Each week here on Off The Hook, we take a look back at some of boxing’s greatest fights to share memories and thoughts regarding our sport’s finest moments. This is ‘Classic Fights’.
There aren’t many fights in history that capture worldwide attention like George Foreman vs Muhammad Ali did.
The early 70’s were a great time for heavyweight boxing, arguably the division’s best ever era. A whole host of hall of famers lined the weight class with quality and personality throughout. It was also a time when the sport would transcend its usual boundaries, and many of the biggest attractions were taken all over the world, for political and financial reasons.
In 1974, boxing’s biggest event would travel to Africa. Largely funded by Mobutu Sese Seko, military dictator and President of Zaire (now the Democratic Republic of the Congo), the fight would take place in Kinshasa.
Ali, a former heavyweight champion, was presumed to be on the slide at 32 years of age. He was famously stripped of the title outside of the ring for non-boxing reasons, and failed to regain it years later when given the chance against Joe Frazier.
Meanwhile, undefeated powerhouse George Foreman was destroying everyone in his wake. Ali went to the wire with Frazier and Ken Norton twice each; Foreman had bounced them around the canvas like basketballs. Public perception was certain to favour the current champ.
Ali, famed for an iron chin and supreme skill; Foreman, rated as a relentless knockout machine. The fight had the makings of a classic.
The bout started at a tremendous pace, with Ali fleet-footed and quick to fire off straight shots whenever he felt Foreman was in range. Big George wouldn’t back off though, and continued to march forward launching power punches at his opponent. Ali expertly tied him up in close and held on smartly to buy time and frustrate the champion.
As the fight progressed, Foreman would seem to be growing in confidence as he almost exclusively managed to push Ali against the ropes for the majority of each round. Ever the genius-tactician, Ali was able to use this to his advantage. Wisely leaning back into the ropes, he would taunt Foreman by evading his lunges and countering with well-timed heavy shots of his own.
Foreman wasn’t to be discouraged and kept coming forward, wailing away at the body and head, believing his unrivalled strength would eventually win through.
That would not be the case though. He was outhustled and outwitted the longer the fight went. As Foreman began to tire, Ali only confused him further by inviting him in and teased the champion in close.
At the end of round 6, Foreman’s punches looked weary and his one-dimensional gameplan was clearly not going to work.
In hindsight, the next round showed that the end was near. Foreman no longer had much weight behind his punches, and Ali was only biding time until he sensed an opportunity to finish him off.
That chance would come late in the 8th.
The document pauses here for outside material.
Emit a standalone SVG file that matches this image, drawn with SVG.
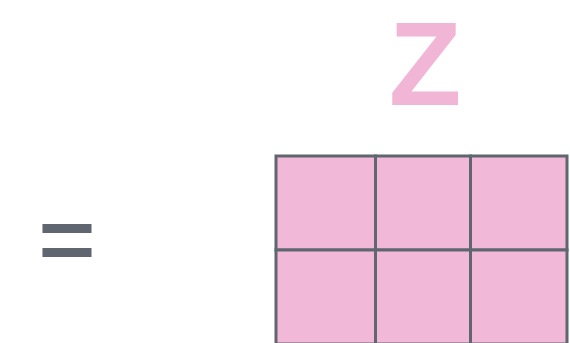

As Foreman’s wild shots would continue to miss and leave himself open, Ali hurt him with a straight right and quickly recognised that the time had come. Ali spun him around on the ropes and unleashed his arsenal of attacks until Foreman could stand no more. The champion eventually rose to his feet, but was exhausted and could not continue.
This fight cemented Muhammad Ali’s legacy as one of the greatest boxers of all time. A redemption story 7 years in the making, he’d upset the odds to once again become heavyweight champion of the world.
Ali defended the title for another 3 and a half years before eventually losing to Leon Spinks. He regained the crown later in 1978, beating Spinks in a rematch but age and ring-wear had caught up with him.
As time passed, Foreman would hunt for a rematch to no prevail. He’d carve out history of his own though with a phenomenal career that would span all the way to the late 90’s.
One of the greatest ever heavyweight title fights, ‘The Rumble in the Jungle’ will be forever remembered as a career defining fight for both men.